Dlatego wedle zasad rzymskich – jeszcze do niedawna obowiązujących np. w Szwajcarii – świadectwo jednego mężczyzny uznawane było za równe świadectwu dwóch kobiet.

Tak działające kobiety w rodzinie czy małym towarzystwie są wręcz niezastąpione. Ukrywają niewygodne fakty, łagodzą spory, starają się Nieba przychylić mężowi, dzieciom… z dalszą rodziną to już bywa różnie. Natomiast kobiece rządy w państwie muszą doprowadzić do jego rozpadu, bo ludzie muszą wiedzieć, że jeśli obowiązuje A, a z A wynika B, to obowiązuje B – niezależnie od tego, czy to się komuś podoba.

Niestety: d***kracja to Władza L**u, a L*d ma naturę kobiecą. Reprezentująca L*d Lewica nie dba więc o logikę, tylko o skuteczność. I to już doszło na Najwyższe Piętra Władzy! Ostatni przykład Wielkiej Grandy: JE Józio Biden surowo potępił (przypadkowo słusznie…) orzeczenie Międzynarodowego Trybunału Karnego żądające aresztowania p. Beniamina Netanyahu – choć rok temu poparł był tak samo bezprawne orzeczenie MTK (w znacznie lżejszej sprawie!!) przeciwko JE Włodzimierzowi Putinowi!

I nie widzi w tym żadnej sprzeczności!

Gdy jakiś król lub sułtan pozwoli swojemu babińcowi wejść sobie na głowę i zaczyna stosować kobiece kryteria i kobiece sposobiki rozwiązywania problemów – to po jakimś czasie wszyscy zaczynają chodzić po suficie. Zjawisko jest znane – a poprzednie uwagi to jedynie jego wyjaśnienie.
A teraz przechodzimy do sedna.

W monarchii rządzi król, w arystokracji – aristoi, czyli arystokraci. W d***kracji rządzi L*d.

Ja jestem człowiekiem starym i doświadczonym – ale odruchowo zakładam, że ludzie zachowują się normalnie – to znaczy tak jak zachowywali się przez tysiące lat.
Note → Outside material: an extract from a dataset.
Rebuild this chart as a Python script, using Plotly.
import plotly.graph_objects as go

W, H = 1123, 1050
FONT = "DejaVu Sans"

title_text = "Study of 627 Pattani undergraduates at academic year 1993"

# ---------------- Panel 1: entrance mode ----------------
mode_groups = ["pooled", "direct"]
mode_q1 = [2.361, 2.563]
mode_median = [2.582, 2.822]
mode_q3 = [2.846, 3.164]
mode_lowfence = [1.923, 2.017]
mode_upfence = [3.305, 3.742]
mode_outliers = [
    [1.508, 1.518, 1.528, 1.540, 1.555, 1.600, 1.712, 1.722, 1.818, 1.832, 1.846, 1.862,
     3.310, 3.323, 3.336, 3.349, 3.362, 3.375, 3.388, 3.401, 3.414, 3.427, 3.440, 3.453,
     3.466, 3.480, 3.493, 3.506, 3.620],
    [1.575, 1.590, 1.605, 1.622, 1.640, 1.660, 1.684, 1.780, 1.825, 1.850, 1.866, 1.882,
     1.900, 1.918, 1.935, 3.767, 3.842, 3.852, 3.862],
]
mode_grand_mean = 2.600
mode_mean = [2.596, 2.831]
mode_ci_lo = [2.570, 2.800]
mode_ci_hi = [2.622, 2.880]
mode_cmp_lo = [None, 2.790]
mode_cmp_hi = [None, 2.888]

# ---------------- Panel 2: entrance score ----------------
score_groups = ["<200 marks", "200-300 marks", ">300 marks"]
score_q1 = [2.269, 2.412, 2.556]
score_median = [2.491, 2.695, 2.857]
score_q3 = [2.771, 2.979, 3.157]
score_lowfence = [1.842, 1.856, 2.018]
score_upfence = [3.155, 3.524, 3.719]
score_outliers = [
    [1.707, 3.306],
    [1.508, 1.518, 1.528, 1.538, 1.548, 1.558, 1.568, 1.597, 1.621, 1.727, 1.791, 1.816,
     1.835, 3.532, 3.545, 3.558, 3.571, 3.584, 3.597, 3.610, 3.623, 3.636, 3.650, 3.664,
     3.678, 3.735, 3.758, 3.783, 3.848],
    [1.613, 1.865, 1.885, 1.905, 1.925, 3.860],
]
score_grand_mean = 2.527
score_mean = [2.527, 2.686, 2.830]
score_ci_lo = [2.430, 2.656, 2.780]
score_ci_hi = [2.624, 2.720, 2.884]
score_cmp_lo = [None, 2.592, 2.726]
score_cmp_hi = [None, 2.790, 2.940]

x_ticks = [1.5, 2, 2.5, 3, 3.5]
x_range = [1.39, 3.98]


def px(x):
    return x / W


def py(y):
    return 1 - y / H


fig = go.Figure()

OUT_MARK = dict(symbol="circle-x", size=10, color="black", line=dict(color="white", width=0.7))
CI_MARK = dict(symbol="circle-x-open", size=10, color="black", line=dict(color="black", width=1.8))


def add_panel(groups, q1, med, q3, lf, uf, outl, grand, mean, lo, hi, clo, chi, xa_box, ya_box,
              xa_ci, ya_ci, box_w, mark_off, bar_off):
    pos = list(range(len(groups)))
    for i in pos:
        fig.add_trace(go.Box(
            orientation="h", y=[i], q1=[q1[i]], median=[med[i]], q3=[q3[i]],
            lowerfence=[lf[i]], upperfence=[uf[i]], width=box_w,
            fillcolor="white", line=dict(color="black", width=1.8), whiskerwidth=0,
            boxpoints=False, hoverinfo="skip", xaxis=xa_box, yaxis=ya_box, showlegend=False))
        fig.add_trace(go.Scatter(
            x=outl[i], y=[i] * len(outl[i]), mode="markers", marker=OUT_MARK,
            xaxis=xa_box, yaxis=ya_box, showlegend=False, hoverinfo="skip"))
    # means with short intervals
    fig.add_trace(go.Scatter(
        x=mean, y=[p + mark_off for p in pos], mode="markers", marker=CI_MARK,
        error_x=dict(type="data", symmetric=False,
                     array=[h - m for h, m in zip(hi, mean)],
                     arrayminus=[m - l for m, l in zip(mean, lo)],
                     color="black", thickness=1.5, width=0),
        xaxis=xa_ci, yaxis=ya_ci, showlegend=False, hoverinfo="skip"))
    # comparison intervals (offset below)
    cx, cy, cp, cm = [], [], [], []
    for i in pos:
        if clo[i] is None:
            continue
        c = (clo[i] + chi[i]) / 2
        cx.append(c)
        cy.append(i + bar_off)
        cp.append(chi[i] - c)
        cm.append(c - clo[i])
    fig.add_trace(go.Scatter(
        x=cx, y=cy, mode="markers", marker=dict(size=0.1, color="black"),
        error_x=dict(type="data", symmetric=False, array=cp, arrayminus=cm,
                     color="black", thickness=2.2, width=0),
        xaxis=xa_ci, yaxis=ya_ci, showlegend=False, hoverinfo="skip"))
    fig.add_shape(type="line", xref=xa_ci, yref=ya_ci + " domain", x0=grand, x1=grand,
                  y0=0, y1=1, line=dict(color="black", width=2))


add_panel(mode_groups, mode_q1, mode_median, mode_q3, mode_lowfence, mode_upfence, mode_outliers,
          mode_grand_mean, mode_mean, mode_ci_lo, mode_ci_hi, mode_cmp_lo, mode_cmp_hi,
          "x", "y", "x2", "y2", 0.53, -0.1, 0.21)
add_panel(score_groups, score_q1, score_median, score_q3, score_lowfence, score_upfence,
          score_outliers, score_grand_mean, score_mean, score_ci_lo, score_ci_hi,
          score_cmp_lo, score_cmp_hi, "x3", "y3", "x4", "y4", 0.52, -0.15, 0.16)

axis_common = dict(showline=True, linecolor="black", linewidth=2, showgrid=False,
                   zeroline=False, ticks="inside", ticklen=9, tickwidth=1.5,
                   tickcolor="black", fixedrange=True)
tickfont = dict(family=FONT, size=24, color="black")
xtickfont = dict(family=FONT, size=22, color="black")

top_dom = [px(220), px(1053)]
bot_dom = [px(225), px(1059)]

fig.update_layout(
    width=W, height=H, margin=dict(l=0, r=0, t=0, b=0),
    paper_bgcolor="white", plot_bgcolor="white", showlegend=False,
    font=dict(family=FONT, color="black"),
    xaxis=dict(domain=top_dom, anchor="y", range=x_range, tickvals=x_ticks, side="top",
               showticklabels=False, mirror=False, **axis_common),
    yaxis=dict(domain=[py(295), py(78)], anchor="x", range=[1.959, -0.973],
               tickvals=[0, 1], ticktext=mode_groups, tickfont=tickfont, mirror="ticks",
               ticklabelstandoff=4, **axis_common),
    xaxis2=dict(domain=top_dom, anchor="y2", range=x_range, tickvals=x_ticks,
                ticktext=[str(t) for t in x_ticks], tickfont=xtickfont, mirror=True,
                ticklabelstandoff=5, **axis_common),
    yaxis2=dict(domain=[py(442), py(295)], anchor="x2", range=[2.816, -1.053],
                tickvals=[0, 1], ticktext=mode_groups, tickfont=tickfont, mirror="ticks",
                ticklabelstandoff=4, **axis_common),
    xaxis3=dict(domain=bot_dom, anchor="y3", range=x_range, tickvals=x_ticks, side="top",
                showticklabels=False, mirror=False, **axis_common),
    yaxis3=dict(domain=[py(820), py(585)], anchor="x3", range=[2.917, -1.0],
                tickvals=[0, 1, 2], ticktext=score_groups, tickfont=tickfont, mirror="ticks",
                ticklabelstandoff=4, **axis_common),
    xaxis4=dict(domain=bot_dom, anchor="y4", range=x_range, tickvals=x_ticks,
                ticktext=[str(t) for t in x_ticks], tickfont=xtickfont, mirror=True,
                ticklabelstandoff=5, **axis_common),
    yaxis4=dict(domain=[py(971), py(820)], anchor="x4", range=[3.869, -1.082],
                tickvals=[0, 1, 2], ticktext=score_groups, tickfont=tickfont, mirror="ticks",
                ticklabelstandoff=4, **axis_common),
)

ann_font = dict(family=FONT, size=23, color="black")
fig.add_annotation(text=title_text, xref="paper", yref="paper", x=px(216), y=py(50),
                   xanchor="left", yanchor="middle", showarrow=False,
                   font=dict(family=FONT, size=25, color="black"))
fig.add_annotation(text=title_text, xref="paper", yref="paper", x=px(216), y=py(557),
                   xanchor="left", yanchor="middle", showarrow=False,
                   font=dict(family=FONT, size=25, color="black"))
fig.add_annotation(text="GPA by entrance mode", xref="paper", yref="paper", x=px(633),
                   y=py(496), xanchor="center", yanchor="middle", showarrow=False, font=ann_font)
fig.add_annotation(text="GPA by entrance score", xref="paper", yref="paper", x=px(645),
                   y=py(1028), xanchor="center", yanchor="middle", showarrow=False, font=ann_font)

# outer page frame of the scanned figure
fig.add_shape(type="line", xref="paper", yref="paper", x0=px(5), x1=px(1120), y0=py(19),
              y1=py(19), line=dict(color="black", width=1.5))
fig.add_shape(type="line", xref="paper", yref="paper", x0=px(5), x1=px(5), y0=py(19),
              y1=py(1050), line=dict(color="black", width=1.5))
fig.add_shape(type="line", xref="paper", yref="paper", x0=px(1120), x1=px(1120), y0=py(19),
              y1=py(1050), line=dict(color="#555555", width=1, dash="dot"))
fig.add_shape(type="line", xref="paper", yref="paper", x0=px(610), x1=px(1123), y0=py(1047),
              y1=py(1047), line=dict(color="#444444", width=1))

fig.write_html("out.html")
I np. w krajach latynoskich kobiety robią to, co każą im ich mężczyźni – i dlatego pp. Jair Bolsonaro, Józef Antoni Kast czy JE Ksawery Milei mogą serio myśleć o wygraniu wyborów. Tymczasem w Polsce już chyba piąta osoba mi mówi, że Prawica nie może dostać więcej głosów, bo faceci owszem, chcieliby na Prawicę głosować – ale ich kobiety mówią: „Chyba zwariowałeś?” lub wręcz grożą rozdziałem od stołu i łoża. Więc nie głosują.

Czyli: rządzi babiniec.

Jeśli to prawda – to Polska jest skończona. Nie dość, że jest to, jak cała Europa, kraj ludzi starych, marzących o spokojnej emeryturze – to jeszcze zdominowany przez pragnące spokoju i bezpieczeństwa kobiety.

To możemy – mówię do Prawicy – pakować manatki. Nie ma co się handryczyć. Przyjdą muzułmanie i w Imię Boga przywrócą porządek…

PS. Przypominam, że muzułmanie nie wierzą w żadnego „Allaha”, tak jak Anglicy nie wierzą w „Thegoda”, a Francuzi w „Ledieua”. Wierzą w Boga Jedynego, uznając, jak i my, Pięcioksiąg Mojżesza i Dekalog – czasem inaczej niż my interpretując Jego słowa. „Al” to rodzajnik, jak w „Al-Kaida”, „Al Fatah”, „Alhambra” czy „algebra” – podobnie jak „the”, „der”, „il” czy el w Eldorado. Bóg to „La” – „h” na końcu jest tylko po to, by wymawiać pełne, otwarte „a”. Dla przykładu „Credo” w języku maltańskim: „Nemmen f’Alla wieħed, il-Missier li jista’ kollox, li għamel is-sema u l-art, tal-affarijiet kollha viżibbli u inviżibbli”.